Supplied data

■ ■ ■

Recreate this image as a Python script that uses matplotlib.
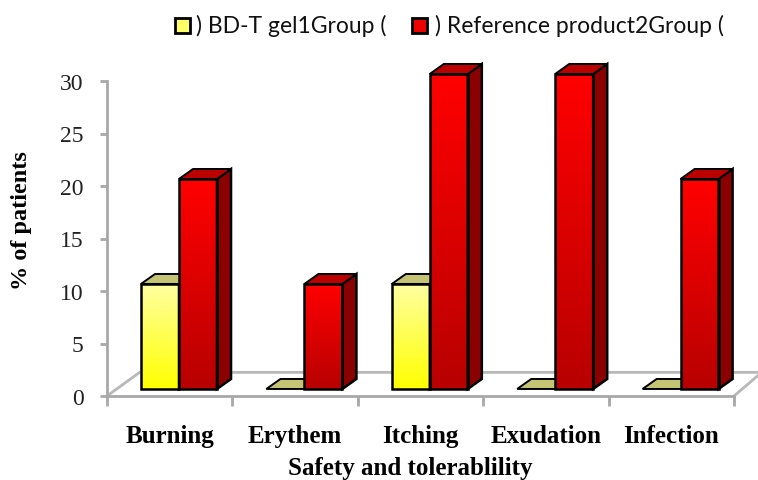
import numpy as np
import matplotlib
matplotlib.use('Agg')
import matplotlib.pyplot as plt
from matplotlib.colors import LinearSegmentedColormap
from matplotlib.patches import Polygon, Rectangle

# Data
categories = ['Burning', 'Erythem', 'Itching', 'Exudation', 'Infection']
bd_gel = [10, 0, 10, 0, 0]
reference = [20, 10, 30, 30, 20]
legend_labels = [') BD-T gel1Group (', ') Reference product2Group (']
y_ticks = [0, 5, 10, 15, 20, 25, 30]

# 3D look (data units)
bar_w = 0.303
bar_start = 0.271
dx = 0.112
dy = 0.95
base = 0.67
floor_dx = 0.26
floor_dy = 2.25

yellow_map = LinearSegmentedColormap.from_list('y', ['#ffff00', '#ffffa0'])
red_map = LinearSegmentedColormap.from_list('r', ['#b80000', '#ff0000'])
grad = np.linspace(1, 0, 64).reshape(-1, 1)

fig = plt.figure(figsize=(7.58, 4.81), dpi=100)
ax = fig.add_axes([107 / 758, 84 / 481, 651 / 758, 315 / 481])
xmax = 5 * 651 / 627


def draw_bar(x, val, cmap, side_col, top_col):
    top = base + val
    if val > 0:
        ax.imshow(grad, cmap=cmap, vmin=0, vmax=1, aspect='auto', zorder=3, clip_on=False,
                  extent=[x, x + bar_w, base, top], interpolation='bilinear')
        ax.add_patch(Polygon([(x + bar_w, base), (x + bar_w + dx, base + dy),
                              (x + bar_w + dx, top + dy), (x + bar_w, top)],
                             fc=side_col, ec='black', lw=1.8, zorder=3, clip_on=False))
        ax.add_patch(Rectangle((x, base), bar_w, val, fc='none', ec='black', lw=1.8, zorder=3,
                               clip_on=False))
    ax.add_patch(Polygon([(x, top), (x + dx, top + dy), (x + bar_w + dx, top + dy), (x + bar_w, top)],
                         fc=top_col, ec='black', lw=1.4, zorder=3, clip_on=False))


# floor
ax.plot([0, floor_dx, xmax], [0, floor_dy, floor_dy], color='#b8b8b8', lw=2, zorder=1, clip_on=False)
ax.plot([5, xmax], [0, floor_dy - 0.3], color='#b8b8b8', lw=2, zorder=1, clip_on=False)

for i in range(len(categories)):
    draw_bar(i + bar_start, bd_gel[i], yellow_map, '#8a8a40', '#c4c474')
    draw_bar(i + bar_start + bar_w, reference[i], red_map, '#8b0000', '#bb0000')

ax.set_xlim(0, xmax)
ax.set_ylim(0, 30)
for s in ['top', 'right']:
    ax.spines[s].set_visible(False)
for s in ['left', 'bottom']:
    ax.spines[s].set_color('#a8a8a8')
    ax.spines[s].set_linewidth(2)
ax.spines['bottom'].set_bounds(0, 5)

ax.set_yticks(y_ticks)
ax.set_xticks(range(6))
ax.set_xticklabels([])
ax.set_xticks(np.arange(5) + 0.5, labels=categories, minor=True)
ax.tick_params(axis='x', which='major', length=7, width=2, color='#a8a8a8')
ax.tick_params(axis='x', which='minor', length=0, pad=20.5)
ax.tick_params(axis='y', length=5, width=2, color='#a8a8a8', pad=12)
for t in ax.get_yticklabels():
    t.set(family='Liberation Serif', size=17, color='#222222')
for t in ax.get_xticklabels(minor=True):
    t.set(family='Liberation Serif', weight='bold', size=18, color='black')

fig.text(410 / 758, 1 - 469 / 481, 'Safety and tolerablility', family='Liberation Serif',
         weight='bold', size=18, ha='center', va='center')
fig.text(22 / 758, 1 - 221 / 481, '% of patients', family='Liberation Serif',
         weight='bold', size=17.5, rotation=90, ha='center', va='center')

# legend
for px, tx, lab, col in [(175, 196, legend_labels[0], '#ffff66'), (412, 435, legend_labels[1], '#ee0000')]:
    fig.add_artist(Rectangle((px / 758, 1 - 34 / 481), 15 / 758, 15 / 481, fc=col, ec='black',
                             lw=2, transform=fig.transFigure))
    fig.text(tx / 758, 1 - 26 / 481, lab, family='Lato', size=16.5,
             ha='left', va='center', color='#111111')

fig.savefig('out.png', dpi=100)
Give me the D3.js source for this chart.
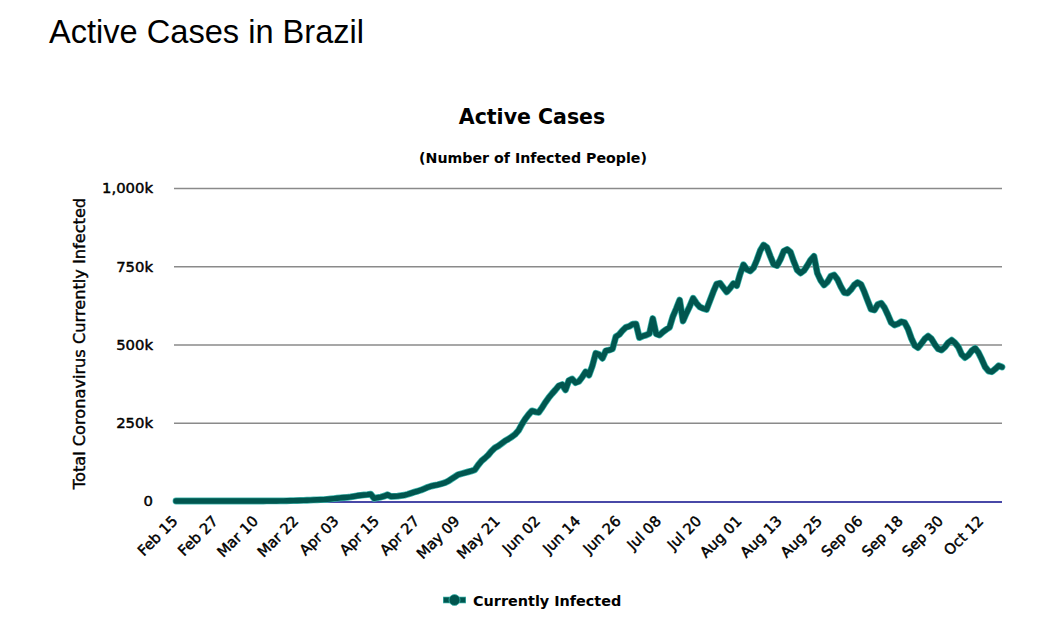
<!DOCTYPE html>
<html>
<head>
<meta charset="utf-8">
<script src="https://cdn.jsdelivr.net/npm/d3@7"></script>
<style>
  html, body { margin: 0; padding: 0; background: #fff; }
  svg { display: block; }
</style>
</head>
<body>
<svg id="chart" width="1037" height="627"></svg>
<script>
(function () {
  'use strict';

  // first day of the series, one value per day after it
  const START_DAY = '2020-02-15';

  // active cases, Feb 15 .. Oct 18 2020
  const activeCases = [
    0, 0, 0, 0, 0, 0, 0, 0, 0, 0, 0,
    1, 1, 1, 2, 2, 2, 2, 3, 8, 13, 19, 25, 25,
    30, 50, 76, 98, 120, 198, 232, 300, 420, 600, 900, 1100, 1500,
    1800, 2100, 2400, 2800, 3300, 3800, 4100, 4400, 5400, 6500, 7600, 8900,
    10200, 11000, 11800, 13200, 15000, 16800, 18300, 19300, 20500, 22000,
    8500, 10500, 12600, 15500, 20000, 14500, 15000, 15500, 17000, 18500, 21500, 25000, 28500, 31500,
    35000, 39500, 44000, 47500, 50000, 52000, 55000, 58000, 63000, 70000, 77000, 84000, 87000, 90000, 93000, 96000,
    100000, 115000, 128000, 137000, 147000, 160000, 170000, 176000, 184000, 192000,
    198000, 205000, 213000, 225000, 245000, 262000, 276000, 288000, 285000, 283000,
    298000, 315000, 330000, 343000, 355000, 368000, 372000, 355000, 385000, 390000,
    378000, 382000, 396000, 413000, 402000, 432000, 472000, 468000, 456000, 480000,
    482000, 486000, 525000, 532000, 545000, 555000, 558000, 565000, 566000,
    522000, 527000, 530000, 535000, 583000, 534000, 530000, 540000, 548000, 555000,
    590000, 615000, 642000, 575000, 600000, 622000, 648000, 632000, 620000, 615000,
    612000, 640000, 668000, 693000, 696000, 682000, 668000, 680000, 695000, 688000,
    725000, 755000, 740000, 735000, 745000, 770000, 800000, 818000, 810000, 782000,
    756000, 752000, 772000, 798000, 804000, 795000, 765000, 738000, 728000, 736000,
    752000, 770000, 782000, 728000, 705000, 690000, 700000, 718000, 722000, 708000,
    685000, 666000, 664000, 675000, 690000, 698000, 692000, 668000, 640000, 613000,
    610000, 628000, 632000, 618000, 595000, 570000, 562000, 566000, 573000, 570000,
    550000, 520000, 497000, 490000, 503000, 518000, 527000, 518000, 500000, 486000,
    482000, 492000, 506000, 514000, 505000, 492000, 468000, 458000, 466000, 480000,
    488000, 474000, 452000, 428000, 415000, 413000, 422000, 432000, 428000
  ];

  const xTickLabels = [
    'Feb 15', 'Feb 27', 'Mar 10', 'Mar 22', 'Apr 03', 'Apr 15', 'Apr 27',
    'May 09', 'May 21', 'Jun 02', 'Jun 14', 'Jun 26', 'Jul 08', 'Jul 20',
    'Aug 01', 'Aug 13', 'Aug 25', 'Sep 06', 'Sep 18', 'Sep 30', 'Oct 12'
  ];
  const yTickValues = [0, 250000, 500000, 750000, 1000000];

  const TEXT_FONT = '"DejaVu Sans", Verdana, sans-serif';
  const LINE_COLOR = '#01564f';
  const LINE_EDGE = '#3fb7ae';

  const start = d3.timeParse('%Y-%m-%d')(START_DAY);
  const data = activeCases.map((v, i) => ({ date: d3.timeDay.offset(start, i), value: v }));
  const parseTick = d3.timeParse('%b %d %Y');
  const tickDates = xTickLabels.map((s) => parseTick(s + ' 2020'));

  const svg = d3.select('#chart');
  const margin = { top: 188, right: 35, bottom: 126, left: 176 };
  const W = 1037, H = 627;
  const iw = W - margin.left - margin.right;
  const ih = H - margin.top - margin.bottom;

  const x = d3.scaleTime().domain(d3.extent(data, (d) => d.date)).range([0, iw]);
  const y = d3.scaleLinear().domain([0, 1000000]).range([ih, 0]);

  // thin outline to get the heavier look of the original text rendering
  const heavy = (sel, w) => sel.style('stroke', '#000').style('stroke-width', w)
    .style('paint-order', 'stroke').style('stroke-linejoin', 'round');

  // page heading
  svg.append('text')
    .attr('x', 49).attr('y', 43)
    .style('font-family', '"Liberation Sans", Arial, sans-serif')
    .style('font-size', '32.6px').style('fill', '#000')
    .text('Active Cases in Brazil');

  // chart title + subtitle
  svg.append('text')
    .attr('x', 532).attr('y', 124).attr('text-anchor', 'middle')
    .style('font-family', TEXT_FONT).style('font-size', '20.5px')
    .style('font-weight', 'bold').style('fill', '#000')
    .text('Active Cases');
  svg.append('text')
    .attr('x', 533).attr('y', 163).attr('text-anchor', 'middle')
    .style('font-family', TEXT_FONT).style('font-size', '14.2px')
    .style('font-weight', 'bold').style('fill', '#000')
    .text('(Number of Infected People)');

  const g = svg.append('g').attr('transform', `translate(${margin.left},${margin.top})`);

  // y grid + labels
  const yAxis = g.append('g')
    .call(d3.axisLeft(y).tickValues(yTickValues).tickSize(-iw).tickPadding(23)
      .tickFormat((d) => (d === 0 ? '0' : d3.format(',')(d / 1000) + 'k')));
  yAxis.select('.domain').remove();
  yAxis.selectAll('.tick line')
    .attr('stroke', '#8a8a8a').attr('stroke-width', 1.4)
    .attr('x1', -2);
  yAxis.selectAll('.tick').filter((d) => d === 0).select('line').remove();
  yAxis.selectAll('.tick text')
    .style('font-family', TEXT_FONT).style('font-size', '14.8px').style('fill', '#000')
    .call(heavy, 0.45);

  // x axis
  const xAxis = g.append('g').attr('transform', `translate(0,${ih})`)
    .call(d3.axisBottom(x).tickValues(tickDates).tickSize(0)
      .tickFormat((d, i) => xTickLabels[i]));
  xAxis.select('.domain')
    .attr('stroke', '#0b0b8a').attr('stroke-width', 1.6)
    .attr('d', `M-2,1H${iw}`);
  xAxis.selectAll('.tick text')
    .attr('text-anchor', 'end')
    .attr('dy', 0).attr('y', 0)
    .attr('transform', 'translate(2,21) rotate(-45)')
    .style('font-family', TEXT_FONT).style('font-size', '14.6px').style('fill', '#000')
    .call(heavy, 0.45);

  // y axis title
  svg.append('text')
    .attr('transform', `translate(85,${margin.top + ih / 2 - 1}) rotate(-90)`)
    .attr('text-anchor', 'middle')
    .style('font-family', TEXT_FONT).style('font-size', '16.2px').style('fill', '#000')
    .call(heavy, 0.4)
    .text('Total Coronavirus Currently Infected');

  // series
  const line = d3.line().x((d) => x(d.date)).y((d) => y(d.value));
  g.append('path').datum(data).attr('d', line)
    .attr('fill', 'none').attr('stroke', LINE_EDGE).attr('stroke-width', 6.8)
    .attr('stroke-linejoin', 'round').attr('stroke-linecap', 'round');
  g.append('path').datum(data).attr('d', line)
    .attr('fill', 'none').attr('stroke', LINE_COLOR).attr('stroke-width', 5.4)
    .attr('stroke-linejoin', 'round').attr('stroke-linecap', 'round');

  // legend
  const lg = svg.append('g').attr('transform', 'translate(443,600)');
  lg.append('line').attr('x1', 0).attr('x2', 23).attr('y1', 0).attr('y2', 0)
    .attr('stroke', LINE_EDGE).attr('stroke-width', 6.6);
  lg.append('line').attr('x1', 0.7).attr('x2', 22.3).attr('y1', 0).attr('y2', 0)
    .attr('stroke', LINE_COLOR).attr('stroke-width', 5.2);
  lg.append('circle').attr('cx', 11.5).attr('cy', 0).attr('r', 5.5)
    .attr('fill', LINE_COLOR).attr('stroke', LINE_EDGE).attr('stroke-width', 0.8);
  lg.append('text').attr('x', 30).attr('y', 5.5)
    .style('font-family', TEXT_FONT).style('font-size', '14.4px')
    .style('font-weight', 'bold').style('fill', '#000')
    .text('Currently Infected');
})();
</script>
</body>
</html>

■ ■ ■

What is being asked
Reproduce, word for word, every line from the start of the records down to and including the line with "grad = np.linspace(1, 0, 64).reshape(-1, 1)"; skip the pictures.

Exercise result
Recreate this image as a Python script that uses matplotlib.
import numpy as np
import matplotlib
matplotlib.use('Agg')
import matplotlib.pyplot as plt
from matplotlib.colors import LinearSegmentedColormap
from matplotlib.patches import Polygon, Rectangle

# Data
categories = ['Burning', 'Erythem', 'Itching', 'Exudation', 'Infection']
bd_gel = [10, 0, 10, 0, 0]
reference = [20, 10, 30, 30, 20]
legend_labels = [') BD-T gel1Group (', ') Reference product2Group (']
y_ticks = [0, 5, 10, 15, 20, 25, 30]

# 3D look (data units)
bar_w = 0.303
bar_start = 0.271
dx = 0.112
dy = 0.95
base = 0.67
floor_dx = 0.26
floor_dy = 2.25

yellow_map = LinearSegmentedColormap.from_list('y', ['#ffff00', '#ffffa0'])
red_map = LinearSegmentedColormap.from_list('r', ['#b80000', '#ff0000'])
grad = np.linspace(1, 0, 64).reshape(-1, 1)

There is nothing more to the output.